The 26th September parliamentary elections saw a fresh clash between President Hugo Chávez’s PSUV and the right-wing opposition. Chávez has won a series of elections since 1998, with the American-backed opposition resorting to military means with their short-lived 2002 coup attempt.
However, today Chávez is presiding over a sharp fall in working-class living standards thanks to the economic crisis and diminishing oil revenue. Claudio Testa reports.
In advance of the elections Socialismo o Barbarie’s Venezuelan correspondent predicted that:
“Hugo Chávez’s supporters will maintain a majority in the assembly thanks to the distribution of constituencies, but will not secure more votes than the opposition… The game of polarisation, encouraged by the government as well as the bourgeoisie and US imperialism – which has made a thousand interventions in the campaign – divides Chávez from the right wing opposition”
Indeed, this is what happened. The right-wing opposition’s vote was above 50%, but thanks to the electoral map the majority of MPs represent the PSUV, the governing party. [More accurately: PSUV – Chavista – 48.2%, 96 seats; MUD – conservative – 47.2%, 64 seats; PPT – centre-left but non-Chavista – 3.1%, 2 seats].
This vote is the result of several contradictory tensions. On one hand, the disaster of economic and social crisis which Chavismo has been unable to resolve, leading to a fall in the real wage, soaring unemployment and underemployment, and social breakdown, particularly in the large cities like Caracas. To this picture we must add the scandalous privilege and corruption of the ruling bureaucrats, who falsely label themselves “socialists”. This has led to a loss of popular support, particularly within the workers’ movement.

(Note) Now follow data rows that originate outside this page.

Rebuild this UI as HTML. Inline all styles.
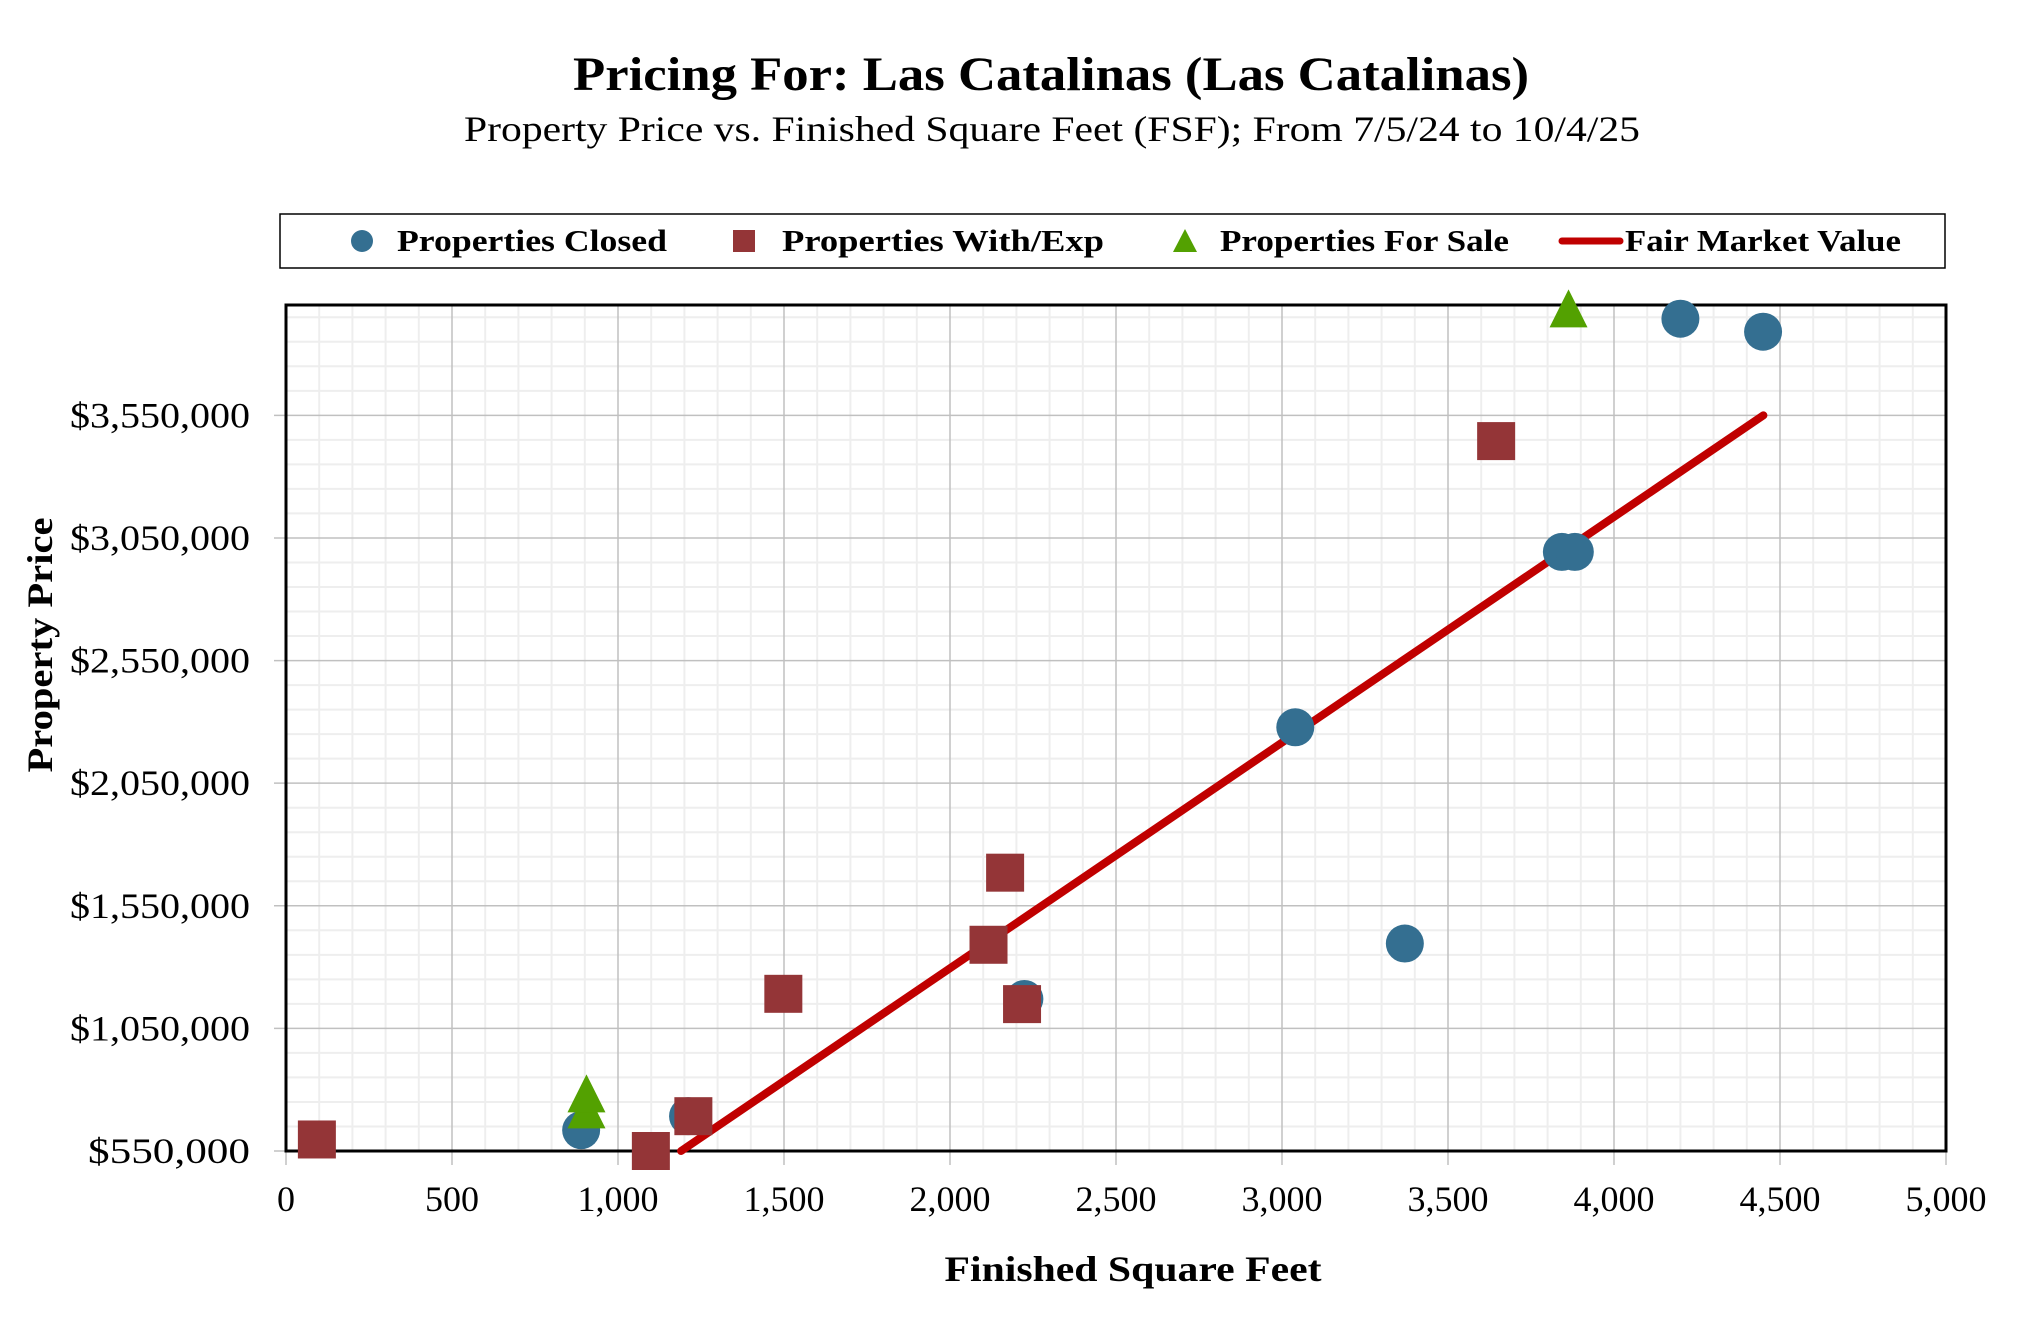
<!DOCTYPE html>
<html><head><meta charset="utf-8"><style>
html,body{margin:0;padding:0;background:#fff;}
svg{display:block;font-family:"Liberation Serif",serif;}
</style></head><body>
<svg id="chart" width="2020" height="1326" viewBox="0 0 2020 1326" xmlns="http://www.w3.org/2000/svg">
<text x="1051" y="90" text-anchor="middle" font-size="48" font-weight="bold" textLength="956" lengthAdjust="spacingAndGlyphs">Pricing For: Las Catalinas (Las Catalinas)</text>
<text x="1052" y="141" text-anchor="middle" font-size="36" textLength="1176" lengthAdjust="spacingAndGlyphs">Property Price vs. Finished Square Feet (FSF); From 7/5/24 to 10/4/25</text>
<g id="grid"></g>
<g id="marks"></g>
<g>
<rect x="280" y="214" width="1665" height="54" fill="#fff" stroke="#000" stroke-width="1.5"/>
<g><circle cx="362" cy="241" r="11" fill="#346f91"/><text x="397" y="251" font-size="31" font-weight="bold" textLength="270" lengthAdjust="spacingAndGlyphs">Properties Closed</text></g>
<g><rect x="733" y="230" width="22" height="22" fill="#943537"/><text x="782" y="251" font-size="31" font-weight="bold" textLength="322" lengthAdjust="spacingAndGlyphs">Properties With/Exp</text></g>
<g><polygon points="1185,229 1197,252 1173,252" fill="#53a101"/><text x="1220" y="251" font-size="31" font-weight="bold" textLength="289" lengthAdjust="spacingAndGlyphs">Properties For Sale</text></g>
<g><line x1="1562" y1="241" x2="1620" y2="241" stroke="#c00000" stroke-width="7" stroke-linecap="round"/><text x="1625" y="251" font-size="31" font-weight="bold" textLength="276" lengthAdjust="spacingAndGlyphs">Fair Market Value</text></g>
</g>
<text x="1133" y="1281" text-anchor="middle" font-size="36" font-weight="bold" textLength="377" lengthAdjust="spacingAndGlyphs">Finished Square Feet</text>
<text transform="translate(52,645) rotate(-90)" text-anchor="middle" font-size="36" font-weight="bold" textLength="255" lengthAdjust="spacingAndGlyphs">Property Price</text>
</svg>
<script>
const xTicks = [0,500,1000,1500,2000,2500,3000,3500,4000,4500,5000];
const xTickLabels = ["0","500","1,000","1,500","2,000","2,500","3,000","3,500","4,000","4,500","5,000"];
const yTicks = [550000,1050000,1550000,2050000,2550000,3050000,3550000];
const yTickLabels = ["$550,000","$1,050,000","$1,550,000","$2,050,000","$2,550,000","$3,050,000","$3,550,000"];
const closedX = [889,1211,2224,3040,3370,3843,3882,4200,4449];
const closedY = [635000,692000,1170000,2278000,1396000,2993000,2993000,3944000,3891000];
const withExpX = [93,1099,1227,1498,2116,2166,2217,3645];
const withExpY = [597000,550000,692000,1191000,1391000,1685000,1149000,3445000];
const forSaleX = [905,905,3863];
const forSaleY = [720000,785000,3986000];
const fmvX = [1190,4450];
const fmvY = [550000,3550000];

const NS="http://www.w3.org/2000/svg";
const L=286,R=1946,T=305,B=1151;
const xMin=0,xMax=5000,yMin=550000,yMax=4000000;
function sx(v){return L+(v-xMin)/(xMax-xMin)*(R-L);}
function sy(v){return B-(v-yMin)/(yMax-yMin)*(B-T);}
function mk(tag,attrs,parent){const e=document.createElementNS(NS,tag);for(const k in attrs)e.setAttribute(k,attrs[k]);parent.appendChild(e);return e;}
const grid=document.getElementById('grid'), marks=document.getElementById('marks');
// minor grid
for(let v=xMin+100;v<xMax;v+=100){if(v%500===0)continue;const l=mk('line',{x1:sx(v),x2:sx(v),y1:T,y2:B,stroke:'#eeeeee','stroke-width':2},grid);

}
for(let v=yMin+100000;v<yMax;v+=100000){if((v-yMin)%500000===0)continue;const l=mk('line',{x1:L,x2:R,y1:sy(v),y2:sy(v),stroke:'#eeeeee','stroke-width':2},grid);

}
xTicks.forEach((v,i)=>{const l=mk('line',{x1:sx(v),x2:sx(v),y1:T,y2:B+14,stroke:'#c0c0c0','stroke-width':1.5},grid);


const t=mk('text',{x:sx(v),y:1211,'text-anchor':'middle','font-size':36},grid);t.textContent=xTickLabels[i];

});
yTicks.forEach((v,i)=>{const l=mk('line',{x1:L-12,x2:R,y1:sy(v),y2:sy(v),stroke:'#c0c0c0','stroke-width':1.5},grid);


const t=mk('text',{x:250,y:sy(v)+12,'text-anchor':'end','font-size':36,textLength:yTickLabels[i].length>8?180:162,lengthAdjust:'spacingAndGlyphs'},grid);t.textContent=yTickLabels[i];

});
const fr=mk('rect',{x:L,y:T,width:R-L,height:B-T,fill:'none',stroke:'#000','stroke-width':3},grid);


// fmv line clipped to bottom
const cp=mk('clipPath',{id:'pc'},marks);mk('rect',{x:L,y:T-40,width:R-L,height:B-T+40},cp);
const fl=mk('line',{x1:sx(fmvX[0]),y1:sy(fmvY[0]),x2:sx(fmvX[1]),y2:sy(fmvY[1]),stroke:'#c00000','stroke-width':8,'stroke-linecap':'round'},marks);


closedX.forEach((x,i)=>{const c=mk('circle',{cx:sx(x),cy:sy(closedY[i]),r:19,fill:'#346f91'},marks);

});
withExpX.forEach((x,i)=>{const r=mk('rect',{x:sx(x)-19,y:sy(withExpY[i])-19,width:38,height:38,fill:'#943537'},marks);

});
forSaleX.forEach((x,i)=>{const cx=sx(x),cy=sy(forSaleY[i]);const p=mk('polygon',{points:`${cx},${cy-19} ${cx+19},${cy+19} ${cx-19},${cy+19}`,fill:'#53a101'},marks);

});
</script>
</body></html>
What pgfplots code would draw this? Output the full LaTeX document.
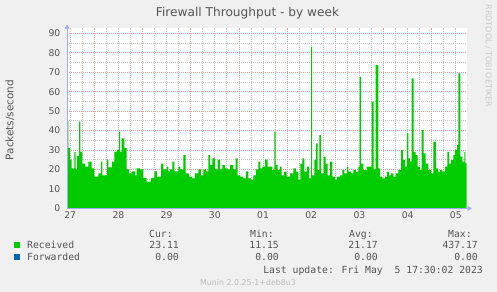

However, on the other hand, as our correspondent emphasised “in spite of the staleness of Chavismo, this does not mean that people automatically turn to vote for the right. The opposition is not a credible alternative. Workers remember how life was under these parties.
“The contradictions between the right-wing parties are also too obvious, in spite of their electoral ‘unity’. Moreover it is hardly difficult to understand what their real interests are, in spite of their demagogic campaign [major themes were tackling unemployment and crime in working-class areas]”. For many Chávez is still the “least-worst” option.
Together with these two aspects of the situation – the staleness of Chavismo but also the masses’ lack of trust in the opposition – we must add the electoral weakness of independent alternatives to the left of Chávez. They have some influence among significant layers of the most advanced workers, but they cannot realise this in the electoral terrain – always unfavourable to independent tendencies – given the deceitful game of polarisation between Chávez’s state apparatus and the right-wing opposition.
This being so, the results will not resolve any of the serious (and ever-worsening) problems facing the Venezuelan working class. With either Chávez or the right-wing opposition, the high cost of living, lay-offs and social breakdown will continue their advance.
Neither Chávez and the PSUV, nor the gangsters and their MUD will solve anything. The only way forward is the unity and strengthening of the initiatives of the working class and the masses, independent of Chávez and the right-wing opposition.